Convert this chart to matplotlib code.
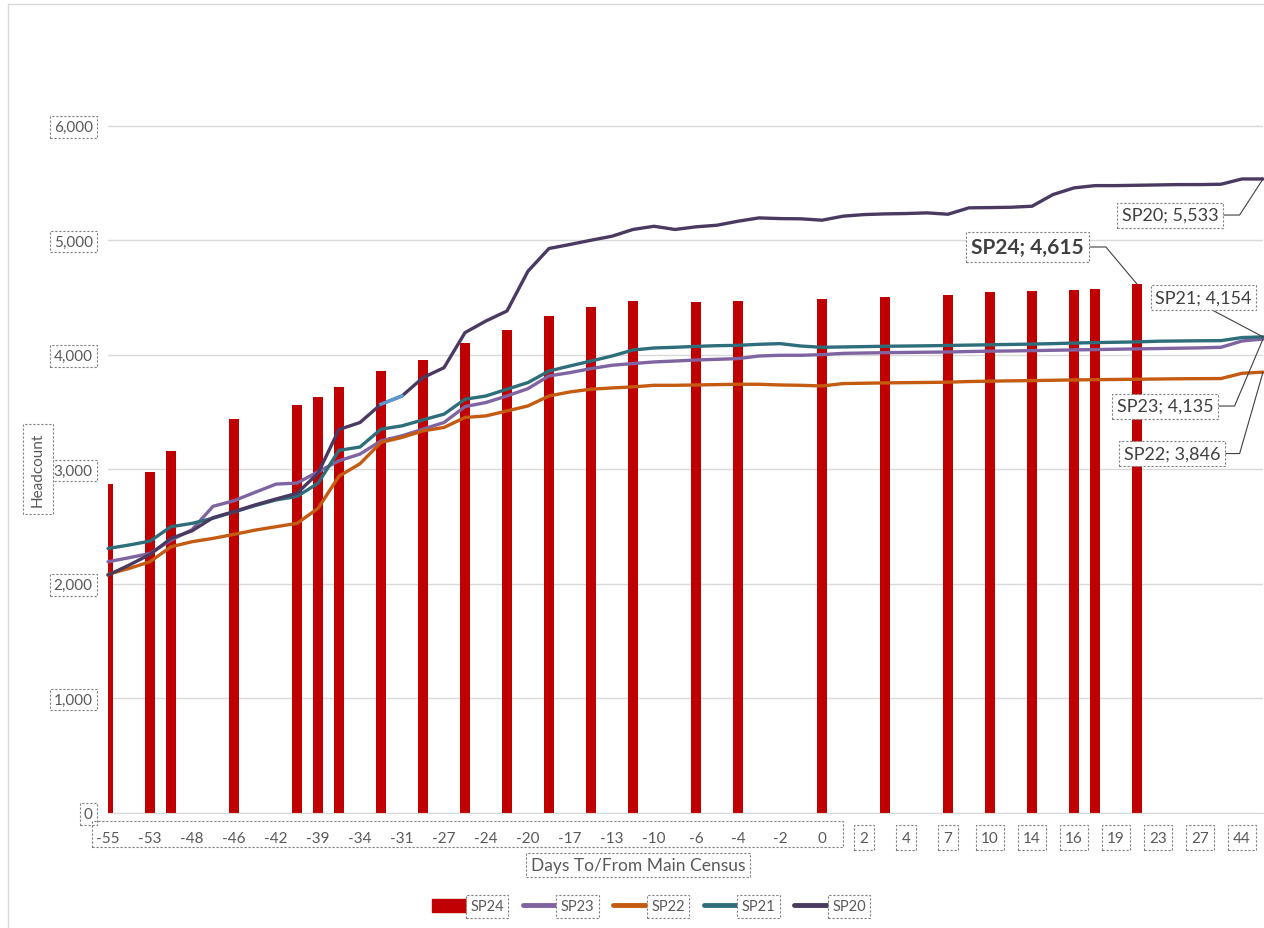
import numpy as np
import matplotlib.pyplot as plt
from matplotlib import transforms
from matplotlib.patches import Rectangle, Patch
from matplotlib.lines import Line2D

plt.rcParams['font.family'] = ['Lato', 'DejaVu Sans']

# category axis: days to/from main census (only every 2nd one is labelled)
days = [-55, -54, -53, -50, -48, -47, -46, -44, -42, -41,
        -39, -38, -34, -32, -31, -28, -27, -25, -24, -21,
        -20, -18, -17, -14, -13, -11, -10, -7, -6, -5,
        -4, -3, -2, -1, 0, 1, 2, 3, 4, 5,
        7, 9, 10, 11, 14, 15, 16, 17, 19, 21,
        23, 24, 27, 30, 44, 45]

N = None
sp24 = [2868, N, 2970, 3153, N, N, 3435, N, N, 3560,
        3633, 3720, N, 3856, N, 3949, N, 4098, N, 4211,
        N, 4336, N, 4418, N, 4467, N, N, 4459, N,
        4467, N, N, N, 4481, N, N, 4504, N, N,
        4519, N, 4545, N, 4554, N, 4563, 4575, N, 4615,
        N, N, N, N, N, N]
sp23 = [2190, 2225, 2262, 2379, 2470, 2674, 2723, 2796, 2868, 2877,
        2976, 3072, 3130, 3246, 3290, 3348, 3406, 3545, 3581, 3638,
        3702, 3813, 3842, 3877, 3906, 3921, 3935, 3943, 3952, 3958,
        3964, 3987, 3993, 3993, 3999, 4010, 4013, 4016, 4018, 4020,
        4022, 4026, 4029, 4031, 4034, 4037, 4040, 4043, 4046, 4049,
        4052, 4055, 4058, 4063, 4118, 4135]
sp22 = [2081, 2131, 2190, 2321, 2365, 2394, 2429, 2466, 2496, 2525,
        2656, 2937, 3046, 3232, 3276, 3333, 3363, 3450, 3464, 3507,
        3551, 3638, 3673, 3697, 3708, 3717, 3731, 3731, 3734, 3737,
        3740, 3740, 3734, 3731, 3725, 3746, 3749, 3752, 3754, 3756,
        3758, 3764, 3767, 3770, 3772, 3775, 3778, 3780, 3782, 3784,
        3786, 3788, 3789, 3790, 3836, 3846]
sp21 = [2306, 2336, 2370, 2496, 2525, 2570, 2625, 2680, 2730, 2760,
        2875, 3163, 3192, 3348, 3377, 3429, 3479, 3609, 3638, 3697,
        3755, 3856, 3900, 3943, 3987, 4039, 4057, 4063, 4071, 4077,
        4080, 4089, 4095, 4074, 4063, 4066, 4069, 4072, 4074, 4076,
        4079, 4082, 4085, 4088, 4091, 4095, 4100, 4104, 4107, 4110,
        4116, 4118, 4120, 4121, 4148, 4154]
sp20 = [2073, 2160, 2254, 2394, 2460, 2575, 2628, 2686, 2738, 2788,
        2963, 3345, 3406, 3566, 3638, 3798, 3885, 4191, 4293, 4380,
        4728, 4926, 4961, 4998, 5033, 5092, 5120, 5092, 5115, 5129,
        5164, 5193, 5187, 5185, 5173, 5208, 5222, 5228, 5231, 5237,
        5225, 5281, 5283, 5286, 5295, 5397, 5455, 5475, 5475, 5478,
        5481, 5484, 5484, 5487, 5533, 5533]

c24, c23, c22, c21, c20 = '#C00000', '#8064A2', '#C55A11', '#2E6E7B', '#4A3A62'
txt = '#595959'
box_ls = (0, (2, 1.6))
box_ec = '#7F7F7F'

def dbox(pad=0.3):
    return dict(boxstyle='square,pad=%s' % pad, fc='white', ec=box_ec, lw=0.8, ls=box_ls)

W, H = 1264, 929
fig = plt.figure(figsize=(W / 100, H / 100), dpi=100)
ax = fig.add_axes([108 / W, 1 - 813.5 / H, 1155 / W, 801.5 / H])

x = np.arange(len(days))
b = np.array([np.nan if v is None else v for v in sp24], dtype=float)
m = ~np.isnan(b)
ax.bar(x[m], b[m], width=0.52, color=c24, zorder=2)

for ser, col in [(sp23, c23), (sp22, c22), (sp21, c21), (sp20, c20)]:
    ax.plot(x, ser, color=col, lw=2.4, zorder=3, clip_on=False, solid_capstyle='round')
# one highlighted segment on the SP20 line
ax.plot(x[13:15], sp20[13:15], color='#5B9BD5', lw=2.4, zorder=4)

ax.set_xlim(0, len(days) - 1)
ax.set_ylim(0, 7000)
ax.set_yticks(range(0, 7000, 1000))
ax.set_yticklabels(['{:,}'.format(v) for v in range(0, 7000, 1000)])
ax.set_xticks(x[::2])
ax.set_xticklabels([str(d) for d in days[::2]])
ax.tick_params(length=0, labelsize=11, labelcolor=txt)
ax.tick_params(axis='y', pad=11)
ax.tick_params(axis='x', pad=13)
ax.grid(axis='y', color='#D9D9D9', lw=1, zorder=0)
ax.set_axisbelow(True)
for s in ['top', 'right', 'left']:
    ax.spines[s].set_visible(False)
ax.spines['bottom'].set_color('#D9D9D9')

for lbl in ax.get_yticklabels():
    lbl.set_bbox(dbox(0.25))
for lbl, d in zip(ax.get_xticklabels(), days[::2]):
    if d > 0:
        lbl.set_bbox(dbox(0.35))

# one dashed box around the -55 .. 0 labels
bt = transforms.blended_transform_factory(ax.transData, ax.transAxes)
ax.add_patch(Rectangle((-0.76, -0.043), 35.76, 0.032, transform=bt, fill=False,
                       ec=box_ec, lw=0.8, ls=box_ls, clip_on=False))

fig.text(38 / W, 1 - 470 / H, 'Headcount', rotation=90, ha='center', va='center',
         fontsize=11, color=txt, bbox=dbox(0.5))
fig.text(638 / W, 1 - 866 / H, 'Days To/From Main Census', ha='center', va='center',
         fontsize=12.5, color=txt, bbox=dbox(0.25))

# data labels on the last points
last = len(days) - 1
i24 = int(np.where(m)[0][-1])
labels = [
    ('SP20', sp20[last], last, (50.57, 5218), 57, False, (1, 0.5)),
    ('SP24', sp24[i24], i24, (43.79, 4939), -50, True, (1, 0.5)),
    ('SP21', sp21[last], last, (52.17, 4498), None, False, (0.5, 0)),
    ('SP23', sp23[last], last, (50.33, 3550), 67, False, (1, 0.5)),
    ('SP22', sp22[last], last, (50.67, 3135), 74, False, (1, 0.5)),
]
for name, val, xi, pos, ang, bold, rp in labels:
    ap = dict(arrowstyle='-', color='#404040', lw=0.8, relpos=rp, shrinkA=0, shrinkB=0)
    if ang is not None:
        ap['connectionstyle'] = 'angle,angleA=0,angleB=%d,rad=0' % ang
    ax.annotate('%s; %s' % (name, '{:,}'.format(val)), xy=(xi, val), xytext=pos,
                ha='center', va='center', fontsize=15 if bold else 13,
                fontweight='bold' if bold else 'normal', color='#404040',
                bbox=dbox(0.25), arrowprops=ap, zorder=6, annotation_clip=False)

handles = [Patch(color=c24),
           Line2D([], [], color=c23, lw=3.5, solid_capstyle='round'),
           Line2D([], [], color=c22, lw=3.5, solid_capstyle='round'),
           Line2D([], [], color=c21, lw=3.5, solid_capstyle='round'),
           Line2D([], [], color=c20, lw=3.5, solid_capstyle='round')]
leg = fig.legend(handles, ['SP24', 'SP23', 'SP22', 'SP21', 'SP20'], ncol=5,
                 loc='center', bbox_to_anchor=(649 / W, 1 - 907 / H), frameon=False,
                 fontsize=10.5, handlelength=2.6, handleheight=1.0, handletextpad=0.0,
                 columnspacing=1.3)
for t in leg.get_texts():
    t.set_color(txt)
    t.set_bbox(dbox(0.3))

# chart area border
fig.add_artist(Line2D([8 / W, 8 / W], [0, 1 - 5 / H], transform=fig.transFigure, color='#D9D9D9', lw=1))
fig.add_artist(Line2D([8 / W, 1], [1 - 5 / H, 1 - 5 / H], transform=fig.transFigure, color='#D9D9D9', lw=1))

fig.savefig('out.png', dpi=100)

------------------------------------------------------------

-- WHAT IS NEEDED --
Give back exactly the lines from the first line of the data through the line with "23, 24, 27, 30, 44, 45]", pictures excluded.

-- ANSWER TO THIS TASK --
Convert this chart to matplotlib code.
import numpy as np
import matplotlib.pyplot as plt
from matplotlib import transforms
from matplotlib.patches import Rectangle, Patch
from matplotlib.lines import Line2D

plt.rcParams['font.family'] = ['Lato', 'DejaVu Sans']

# category axis: days to/from main census (only every 2nd one is labelled)
days = [-55, -54, -53, -50, -48, -47, -46, -44, -42, -41,
        -39, -38, -34, -32, -31, -28, -27, -25, -24, -21,
        -20, -18, -17, -14, -13, -11, -10, -7, -6, -5,
        -4, -3, -2, -1, 0, 1, 2, 3, 4, 5,
        7, 9, 10, 11, 14, 15, 16, 17, 19, 21,
        23, 24, 27, 30, 44, 45]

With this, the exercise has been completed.